• **Objective**
Return the listing below verbatim. Pictures do not belong in the copy.
===== Data block
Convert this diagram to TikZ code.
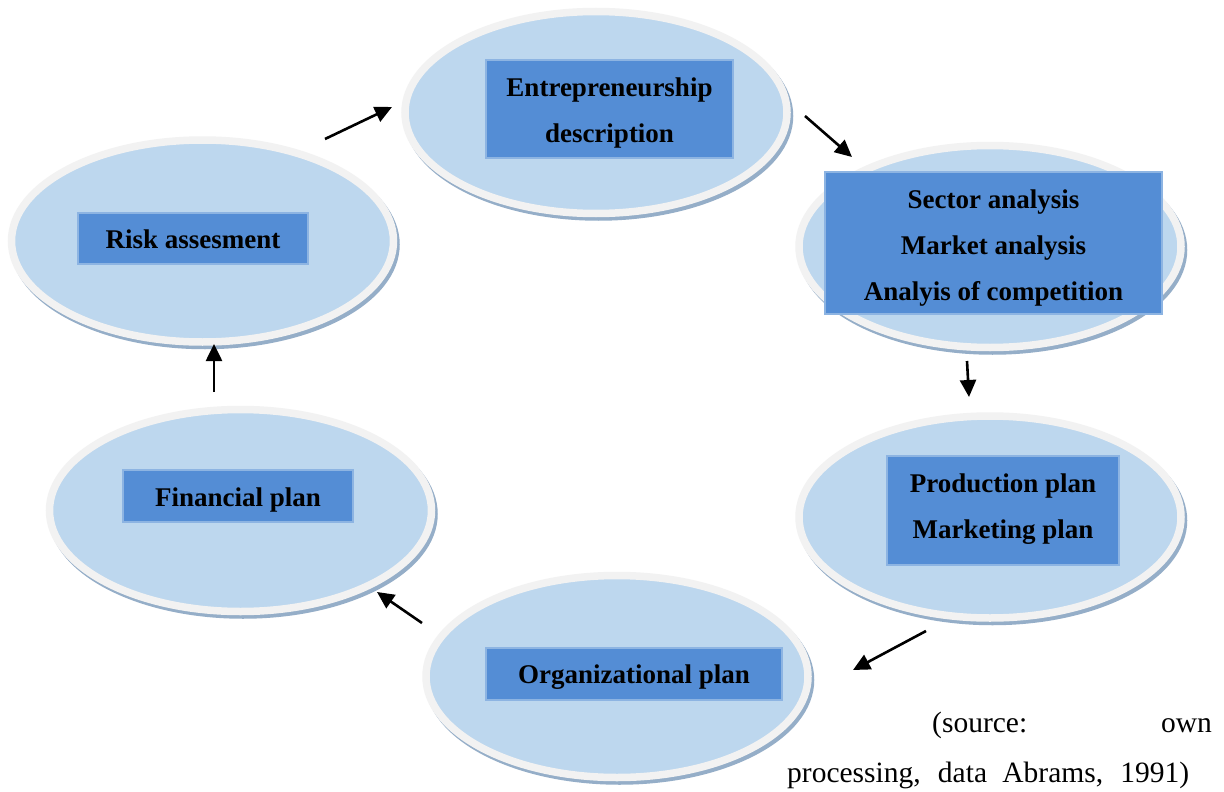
\documentclass[tikz,border=0pt]{standalone}
\usepackage{fontspec}
\setmainfont{Liberation Serif}
\usetikzlibrary{shapes.geometric,arrows.meta,calc}
\definecolor{ringcol}{HTML}{F2F2F2}
\definecolor{innercol}{HTML}{BDD7EE}
\definecolor{shadowcol}{HTML}{95AEC8}
\definecolor{boxcol}{HTML}{548DD5}
\definecolor{boxborder}{HTML}{8DB4E2}
\tikzset{
  oval/.style={ellipse, minimum width=382pt, minimum height=202pt, inner sep=0pt,
    fill=innercol, draw=ringcol, line width=7.5pt,
    preaction={draw=shadowcol, fill=shadowcol, line width=7.5pt,
      transform canvas={xshift=2.5pt,yshift=-3.5pt}}},
  stepbox/.style={rectangle, fill=boxcol, draw=boxborder, line width=1.5pt,
    inner sep=0pt},
  boxtext/.style={inner sep=0pt, align=center,
    font=\fontsize{27pt}{46pt}\selectfont\bfseries},
  flow/.style={line width=2.6pt, -{Triangle[length=17pt,width=16pt]}},
  srctext/.style={inner sep=0pt, font=\fontsize{29.5pt}{34pt}\selectfont}
}
\begin{document}
\begin{tikzpicture}[x=1pt,y=-1pt]
\useasboundingbox[fill=white] (0,0) rectangle (1224,792);

% ovals
\node[oval] (eO) at (596,112.5) {};
\node[oval] (sO) at (990,246.5) {};
\node[oval] (pO) at (990,517) {};
\node[oval] (oO) at (617,676.5) {};
\node[oval] (fO) at (240.5,510.5) {};
\node[oval] (rO) at (202.5,241) {};

% boxes
\node[stepbox, minimum width=247pt, minimum height=98pt] (eB) at (609.5,109) {};
\node[stepbox, minimum width=337pt, minimum height=142pt] (sB) at (993.5,243) {};
\node[stepbox, minimum width=232pt, minimum height=109pt] (pB) at (1003,510.5) {};
\node[stepbox, minimum width=296pt, minimum height=52pt] (oB) at (634,674) {};
\node[stepbox, minimum width=230pt, minimum height=52pt] (fB) at (238,496) {};
\node[stepbox, minimum width=230pt, minimum height=51pt] (rB) at (193,238.5) {};

% box texts
\node[boxtext] (eT) at ($(eB.center)+(0,4)$) {Entrepreneurship\\description};
\node[boxtext] (sT) at ($(sB.center)+(0,5)$) {Sector analysis\\Market analysis\\Analyis of competition};
\node[boxtext] (pT) at ($(pB.center)+(0,-1.5)$) {Production plan\\Marketing plan};
\node[boxtext] (oT) at ($(oB.center)+(0,3.5)$) {Organizational plan};
\node[boxtext] (fT) at ($(fB.center)+(0,4)$) {Financial plan};
\node[boxtext] (rT) at ($(rB.center)+(0,1)$) {Risk assesment};

% arrow ends
\coordinate (a1s) at (325,139);  \coordinate (a1e) at (392,107);
\coordinate (a2s) at (805,116);  \coordinate (a2e) at (852,157);
\coordinate (a3s) at (967,361);  \coordinate (a3e) at (969,397);
\coordinate (a4s) at (926,631);  \coordinate (a4e) at (853,670);
\coordinate (a5s) at (422,623);  \coordinate (a5e) at (377,592);
\coordinate (a6s) at (214,392);  \coordinate (a6e) at (214,344);

\draw[flow] (a1s) -- (a1e);
\draw[flow] (a2s) -- (a2e);
\draw[flow] (a3s) -- (a3e);
\draw[flow] (a4s) -- (a4e);
\draw[flow] (a5s) -- (a5e);
\draw[flow] (a6s) -- (a6e);

% source
\node[srctext, anchor=base west] (src1) at (932,732) {(source:};
\node[srctext, anchor=base east] (src2) at (1212,732) {own};
\node[srctext, anchor=base west] (src3) at (787,782) {\makebox[402pt][s]{processing, data Abrams, 1991)}};
\end{tikzpicture}
\end{document}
==========
• **Exercise result**
Convert this diagram to TikZ code.
\documentclass[tikz,border=0pt]{standalone}
\usepackage{fontspec}
\setmainfont{Liberation Serif}
\usetikzlibrary{shapes.geometric,arrows.meta,calc}
\definecolor{ringcol}{HTML}{F2F2F2}
\definecolor{innercol}{HTML}{BDD7EE}
\definecolor{shadowcol}{HTML}{95AEC8}
\definecolor{boxcol}{HTML}{548DD5}
\definecolor{boxborder}{HTML}{8DB4E2}
\tikzset{
  oval/.style={ellipse, minimum width=382pt, minimum height=202pt, inner sep=0pt,
    fill=innercol, draw=ringcol, line width=7.5pt,
    preaction={draw=shadowcol, fill=shadowcol, line width=7.5pt,
      transform canvas={xshift=2.5pt,yshift=-3.5pt}}},
  stepbox/.style={rectangle, fill=boxcol, draw=boxborder, line width=1.5pt,
    inner sep=0pt},
  boxtext/.style={inner sep=0pt, align=center,
    font=\fontsize{27pt}{46pt}\selectfont\bfseries},
  flow/.style={line width=2.6pt, -{Triangle[length=17pt,width=16pt]}},
  srctext/.style={inner sep=0pt, font=\fontsize{29.5pt}{34pt}\selectfont}
}
\begin{document}
\begin{tikzpicture}[x=1pt,y=-1pt]
\useasboundingbox[fill=white] (0,0) rectangle (1224,792);

% ovals
\node[oval] (eO) at (596,112.5) {};
\node[oval] (sO) at (990,246.5) {};
\node[oval] (pO) at (990,517) {};
\node[oval] (oO) at (617,676.5) {};
\node[oval] (fO) at (240.5,510.5) {};
\node[oval] (rO) at (202.5,241) {};

% boxes
\node[stepbox, minimum width=247pt, minimum height=98pt] (eB) at (609.5,109) {};
\node[stepbox, minimum width=337pt, minimum height=142pt] (sB) at (993.5,243) {};
\node[stepbox, minimum width=232pt, minimum height=109pt] (pB) at (1003,510.5) {};
\node[stepbox, minimum width=296pt, minimum height=52pt] (oB) at (634,674) {};
\node[stepbox, minimum width=230pt, minimum height=52pt] (fB) at (238,496) {};
\node[stepbox, minimum width=230pt, minimum height=51pt] (rB) at (193,238.5) {};

% box texts
\node[boxtext] (eT) at ($(eB.center)+(0,4)$) {Entrepreneurship\\description};
\node[boxtext] (sT) at ($(sB.center)+(0,5)$) {Sector analysis\\Market analysis\\Analyis of competition};
\node[boxtext] (pT) at ($(pB.center)+(0,-1.5)$) {Production plan\\Marketing plan};
\node[boxtext] (oT) at ($(oB.center)+(0,3.5)$) {Organizational plan};
\node[boxtext] (fT) at ($(fB.center)+(0,4)$) {Financial plan};
\node[boxtext] (rT) at ($(rB.center)+(0,1)$) {Risk assesment};

% arrow ends
\coordinate (a1s) at (325,139);  \coordinate (a1e) at (392,107);
\coordinate (a2s) at (805,116);  \coordinate (a2e) at (852,157);
\coordinate (a3s) at (967,361);  \coordinate (a3e) at (969,397);
\coordinate (a4s) at (926,631);  \coordinate (a4e) at (853,670);
\coordinate (a5s) at (422,623);  \coordinate (a5e) at (377,592);
\coordinate (a6s) at (214,392);  \coordinate (a6e) at (214,344);

\draw[flow] (a1s) -- (a1e);
\draw[flow] (a2s) -- (a2e);
\draw[flow] (a3s) -- (a3e);
\draw[flow] (a4s) -- (a4e);
\draw[flow] (a5s) -- (a5e);
\draw[flow] (a6s) -- (a6e);

% source
\node[srctext, anchor=base west] (src1) at (932,732) {(source:};
\node[srctext, anchor=base east] (src2) at (1212,732) {own};
\node[srctext, anchor=base west] (src3) at (787,782) {\makebox[402pt][s]{processing, data Abrams, 1991)}};
\end{tikzpicture}
\end{document}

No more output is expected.